Copy the data exactly as it appears, and do not include any pictures.

---*---

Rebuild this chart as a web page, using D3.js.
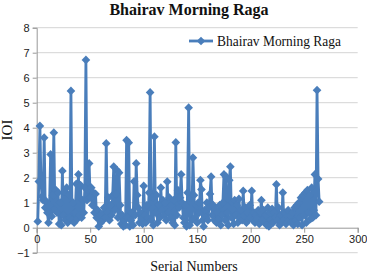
<!DOCTYPE html>
<html lang="en">
  <head>
    <meta charset="utf-8" />
    <title>Bhairav Morning Raga</title>
    <script src="https://d3js.org/d3.v7.min.js"></script>
    <style type="text/css">
      body { margin: 0; background: #fff; }
      .tick text { font-family: "Liberation Sans", sans-serif; font-size: 11px; fill: #222; }
      .serif { font-family: "Liberation Serif", "DejaVu Serif", serif; fill: #111; }
    </style>
  </head>
  <body>
    <script type="text/javascript">
      const w = 367;
      const h = 274;

      // Data (IOI per serial number)
      const seriesName = "Bhairav Morning Raga";
      const ioi = [
        0.25, 1.85, 4.07, 1.8, 1.25, 1.1, 3.6, 0.8, 1.05, 0.6,
        0.2, 0.9, 2.93, 0.45, 1.3, 3.8, 0.7, 1.5, 0.6, 1.4,
        0.15, 1.0, 0.1, 2.27, 0.5, 1.45, 0.3, 1.6, 0.2, 1.3,
        0.4, 5.47, 0.3, 1.0, 0.2, 0.6, 1.75, 0.35, 2.13, 0.5,
        1.7, 0.4, 1.1, 0.6, 1.6, 6.71, 1.1, 1.5, 2.57, 1.2,
        1.6, 0.9, 1.4, 0.6, 1.35, 0.4, 0.7, 0.05, 0.5, 0.2,
        0.55, 0.3, 0.8, 0.4, 3.37, 0.6, 1.2, 0.3, 0.9, 0.5,
        1.3, 2.44, 0.7, 1.35, 2.3, 0.4, 2.2, 0.9, 0.15, 0.5,
        0.05, 0.3, 0.1, 3.5, 0.4, 3.4, 0.05, 0.3, 0.6, 0.1,
        1.85, 0.5, 2.57, 1.3, 0.8, 0.2, 0.6, 0.35, 0.15, 1.67,
        0.5, 0.2, 0.9, 0.4, 1.4, 5.41, 0.3, 1.2, 0.1, 3.64,
        0.6, 1.3, 0.2, 0.9, 0.4, 1.6, 0.7, 1.1, 0.5, 1.0,
        0.3, 1.84, 0.6, 1.2, 0.4, 0.9, 0.2, 1.1, 0.1, 3.41,
        0.5, 1.5, 0.8, 1.2, 2.13, 1.0, 0.4, 0.2, 0.9, 0.05,
        1.4, 4.8, 0.1, 1.2, 0.3, 2.8, 1.3, 0.4, 0.9, 0.2,
        1.0, 0.6, 1.9, 1.53, 0.3, 0.05, 0.7, 0.4, 1.0, 0.3,
        0.8, 1.35, 2.04, 0.5, 0.9, 0.3, 0.75, 0.2, 0.6, 0.35,
        0.9, 0.1, 0.5, 1.0, 2.13, 0.3, 2.04, 0.6, 0.1, 1.9,
        2.44, 0.4, 1.0, 0.15, 1.1, 0.5, 0.9, 0.2, 1.15, 0.4,
        0.7, 0.3, 1.47, 0.5, 0.8, 0.2, 0.6, 0.35, 0.9, 0.4,
        1.47, 0.3, 0.6, 0.2, 0.5, 0.35, 0.7, 0.15, 0.6, 1.1,
        0.3, 0.7, 0.2, 0.5, 0.1, 0.8, 0.05, 0.6, 0.3, 0.75,
        0.2, 0.6, 0.4, 1.73, 0.3, 0.8, 0.1, 0.5, 0.25, 1.4,
        0.3, 0.6, 0.15, 0.45, 0.7, 0.3, 0.5, 0.2, 0.6, 0.1,
        0.8, 0.3, 0.9, 0.15, 1.0, 0.4, 1.2, 0.1, 1.3, 0.5,
        1.4, 0.2, 1.5, 0.6, 1.3, 0.35, 1.6, 0.4, 0.7, 2.13,
        0.5, 5.5, 1.95, 1.04
      ];
      const xTicks = [0, 50, 100, 150, 200, 250, 300];
      const yTicks = [-1, 0, 1, 2, 3, 4, 5, 6, 7, 8];

      const color = "#4a7ebb";

      // Scales
      const x = d3.scaleLinear().domain([0, 300]).range([36.7, 357.7]);
      const y = d3.scaleLinear().domain([-1, 8]).range([252.7, 27.7]);

      const svg = d3.select("body").append("svg").attr("width", w).attr("height", h);

      // Gridlines
      svg.append("g")
        .selectAll("line")
        .data(yTicks.filter(d => d !== 0))
        .enter()
        .append("line")
        .attr("x1", x(0))
        .attr("x2", x(300))
        .attr("y1", d => y(d))
        .attr("y2", d => y(d))
        .attr("stroke", "#d4d4d4")
        .attr("stroke-width", 1);

      // Y axis
      const yAxis = svg.append("g")
        .attr("transform", "translate(" + x(0) + ",0)")
        .call(d3.axisLeft(y).tickValues(yTicks).tickSize(4).tickPadding(3));
      yAxis.select(".domain").attr("stroke", "#999");
      yAxis.selectAll(".tick line").attr("stroke", "#999");

      // X axis at y = 0
      const xAxis = svg.append("g")
        .attr("transform", "translate(0," + y(0) + ")")
        .call(d3.axisBottom(x).tickValues(xTicks).tickSize(5).tickPadding(3));
      xAxis.select(".domain").attr("stroke", "#999");
      xAxis.selectAll(".tick line").attr("stroke", "#999");

      // Line
      const line = d3.line()
        .x((d, i) => x(i + 1))
        .y(d => y(d));

      svg.append("path")
        .datum(ioi)
        .attr("fill", "none")
        .attr("stroke", color)
        .attr("stroke-width", 2.8)
        .attr("stroke-linejoin", "round")
        .attr("d", line);

      // Diamond markers
      const diamond = d3.symbol().type(d3.symbolDiamond2).size(48);
      svg.append("g")
        .selectAll("path")
        .data(ioi)
        .enter()
        .append("path")
        .attr("d", diamond)
        .attr("transform", (d, i) => "translate(" + x(i + 1) + "," + y(d) + ")")
        .attr("fill", color);

      // Title
      svg.append("text")
        .attr("class", "serif")
        .attr("x", 189)
        .attr("y", 15)
        .attr("text-anchor", "middle")
        .attr("font-size", "16px")
        .attr("font-weight", "bold")
        .text(seriesName);

      // Axis titles
      svg.append("text")
        .attr("class", "serif")
        .attr("transform", "translate(12,130) rotate(-90)")
        .attr("text-anchor", "middle")
        .attr("font-size", "15px")
        .text("IOI");

      svg.append("text")
        .attr("class", "serif")
        .attr("x", 194)
        .attr("y", 271)
        .attr("text-anchor", "middle")
        .attr("font-size", "14px")
        .text("Serial Numbers");

      // Legend
      const legend = svg.append("g").attr("transform", "translate(189,41)");
      legend.append("line")
        .attr("x1", 0).attr("x2", 24)
        .attr("stroke", color).attr("stroke-width", 2.8);
      legend.append("path")
        .attr("d", diamond)
        .attr("transform", "translate(12,0)")
        .attr("fill", color);
      legend.append("text")
        .attr("class", "serif")
        .attr("x", 28)
        .attr("y", 5)
        .attr("font-size", "14px")
        .attr("textLength", 124)
        .attr("lengthAdjust", "spacingAndGlyphs")
        .text(seriesName);
    </script>
  </body>
</html>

---*---

* **Solution to the problem**
Rebuild this chart as a web page, using D3.js.
<!DOCTYPE html>
<html lang="en">
  <head>
    <meta charset="utf-8" />
    <title>Bhairav Morning Raga</title>
    <script src="https://d3js.org/d3.v7.min.js"></script>
    <style type="text/css">
      body { margin: 0; background: #fff; }
      .tick text { font-family: "Liberation Sans", sans-serif; font-size: 11px; fill: #222; }
      .serif { font-family: "Liberation Serif", "DejaVu Serif", serif; fill: #111; }
    </style>
  </head>
  <body>
    <script type="text/javascript">
      const w = 367;
      const h = 274;

      // Data (IOI per serial number)
      const seriesName = "Bhairav Morning Raga";
      const ioi = [
        0.25, 1.85, 4.07, 1.8, 1.25, 1.1, 3.6, 0.8, 1.05, 0.6,
        0.2, 0.9, 2.93, 0.45, 1.3, 3.8, 0.7, 1.5, 0.6, 1.4,
        0.15, 1.0, 0.1, 2.27, 0.5, 1.45, 0.3, 1.6, 0.2, 1.3,
        0.4, 5.47, 0.3, 1.0, 0.2, 0.6, 1.75, 0.35, 2.13, 0.5,
        1.7, 0.4, 1.1, 0.6, 1.6, 6.71, 1.1, 1.5, 2.57, 1.2,
        1.6, 0.9, 1.4, 0.6, 1.35, 0.4, 0.7, 0.05, 0.5, 0.2,
        0.55, 0.3, 0.8, 0.4, 3.37, 0.6, 1.2, 0.3, 0.9, 0.5,
        1.3, 2.44, 0.7, 1.35, 2.3, 0.4, 2.2, 0.9, 0.15, 0.5,
        0.05, 0.3, 0.1, 3.5, 0.4, 3.4, 0.05, 0.3, 0.6, 0.1,
        1.85, 0.5, 2.57, 1.3, 0.8, 0.2, 0.6, 0.35, 0.15, 1.67,
        0.5, 0.2, 0.9, 0.4, 1.4, 5.41, 0.3, 1.2, 0.1, 3.64,
        0.6, 1.3, 0.2, 0.9, 0.4, 1.6, 0.7, 1.1, 0.5, 1.0,
        0.3, 1.84, 0.6, 1.2, 0.4, 0.9, 0.2, 1.1, 0.1, 3.41,
        0.5, 1.5, 0.8, 1.2, 2.13, 1.0, 0.4, 0.2, 0.9, 0.05,
        1.4, 4.8, 0.1, 1.2, 0.3, 2.8, 1.3, 0.4, 0.9, 0.2,
        1.0, 0.6, 1.9, 1.53, 0.3, 0.05, 0.7, 0.4, 1.0, 0.3,
        0.8, 1.35, 2.04, 0.5, 0.9, 0.3, 0.75, 0.2, 0.6, 0.35,
        0.9, 0.1, 0.5, 1.0, 2.13, 0.3, 2.04, 0.6, 0.1, 1.9,
        2.44, 0.4, 1.0, 0.15, 1.1, 0.5, 0.9, 0.2, 1.15, 0.4,
        0.7, 0.3, 1.47, 0.5, 0.8, 0.2, 0.6, 0.35, 0.9, 0.4,
        1.47, 0.3, 0.6, 0.2, 0.5, 0.35, 0.7, 0.15, 0.6, 1.1,
        0.3, 0.7, 0.2, 0.5, 0.1, 0.8, 0.05, 0.6, 0.3, 0.75,
        0.2, 0.6, 0.4, 1.73, 0.3, 0.8, 0.1, 0.5, 0.25, 1.4,
        0.3, 0.6, 0.15, 0.45, 0.7, 0.3, 0.5, 0.2, 0.6, 0.1,
        0.8, 0.3, 0.9, 0.15, 1.0, 0.4, 1.2, 0.1, 1.3, 0.5,
        1.4, 0.2, 1.5, 0.6, 1.3, 0.35, 1.6, 0.4, 0.7, 2.13,
        0.5, 5.5, 1.95, 1.04
      ];
      const xTicks = [0, 50, 100, 150, 200, 250, 300];
      const yTicks = [-1, 0, 1, 2, 3, 4, 5, 6, 7, 8];

      const color = "#4a7ebb";

      // Scales
      const x = d3.scaleLinear().domain([0, 300]).range([36.7, 357.7]);
      const y = d3.scaleLinear().domain([-1, 8]).range([252.7, 27.7]);

      const svg = d3.select("body").append("svg").attr("width", w).attr("height", h);

      // Gridlines
      svg.append("g")
        .selectAll("line")
        .data(yTicks.filter(d => d !== 0))
        .enter()
        .append("line")
        .attr("x1", x(0))
        .attr("x2", x(300))
        .attr("y1", d => y(d))
        .attr("y2", d => y(d))
        .attr("stroke", "#d4d4d4")
        .attr("stroke-width", 1);

      // Y axis
      const yAxis = svg.append("g")
        .attr("transform", "translate(" + x(0) + ",0)")
        .call(d3.axisLeft(y).tickValues(yTicks).tickSize(4).tickPadding(3));
      yAxis.select(".domain").attr("stroke", "#999");
      yAxis.selectAll(".tick line").attr("stroke", "#999");

      // X axis at y = 0
      const xAxis = svg.append("g")
        .attr("transform", "translate(0," + y(0) + ")")
        .call(d3.axisBottom(x).tickValues(xTicks).tickSize(5).tickPadding(3));
      xAxis.select(".domain").attr("stroke", "#999");
      xAxis.selectAll(".tick line").attr("stroke", "#999");

      // Line
      const line = d3.line()
        .x((d, i) => x(i + 1))
        .y(d => y(d));

      svg.append("path")
        .datum(ioi)
        .attr("fill", "none")
        .attr("stroke", color)
        .attr("stroke-width", 2.8)
        .attr("stroke-linejoin", "round")
        .attr("d", line);

      // Diamond markers
      const diamond = d3.symbol().type(d3.symbolDiamond2).size(48);
      svg.append("g")
        .selectAll("path")
        .data(ioi)
        .enter()
        .append("path")
        .attr("d", diamond)
        .attr("transform", (d, i) => "translate(" + x(i + 1) + "," + y(d) + ")")
        .attr("fill", color);

      // Title
      svg.append("text")
        .attr("class", "serif")
        .attr("x", 189)
        .attr("y", 15)
        .attr("text-anchor", "middle")
        .attr("font-size", "16px")
        .attr("font-weight", "bold")
        .text(seriesName);

      // Axis titles
      svg.append("text")
        .attr("class", "serif")
        .attr("transform", "translate(12,130) rotate(-90)")
        .attr("text-anchor", "middle")
        .attr("font-size", "15px")
        .text("IOI");

      svg.append("text")
        .attr("class", "serif")
        .attr("x", 194)
        .attr("y", 271)
        .attr("text-anchor", "middle")
        .attr("font-size", "14px")
        .text("Serial Numbers");

      // Legend
      const legend = svg.append("g").attr("transform", "translate(189,41)");
      legend.append("line")
        .attr("x1", 0).attr("x2", 24)
        .attr("stroke", color).attr("stroke-width", 2.8);
      legend.append("path")
        .attr("d", diamond)
        .attr("transform", "translate(12,0)")
        .attr("fill", color);
      legend.append("text")
        .attr("class", "serif")
        .attr("x", 28)
        .attr("y", 5)
        .attr("font-size", "14px")
        .attr("textLength", 124)
        .attr("lengthAdjust", "spacingAndGlyphs")
        .text(seriesName);
    </script>
  </body>
</html>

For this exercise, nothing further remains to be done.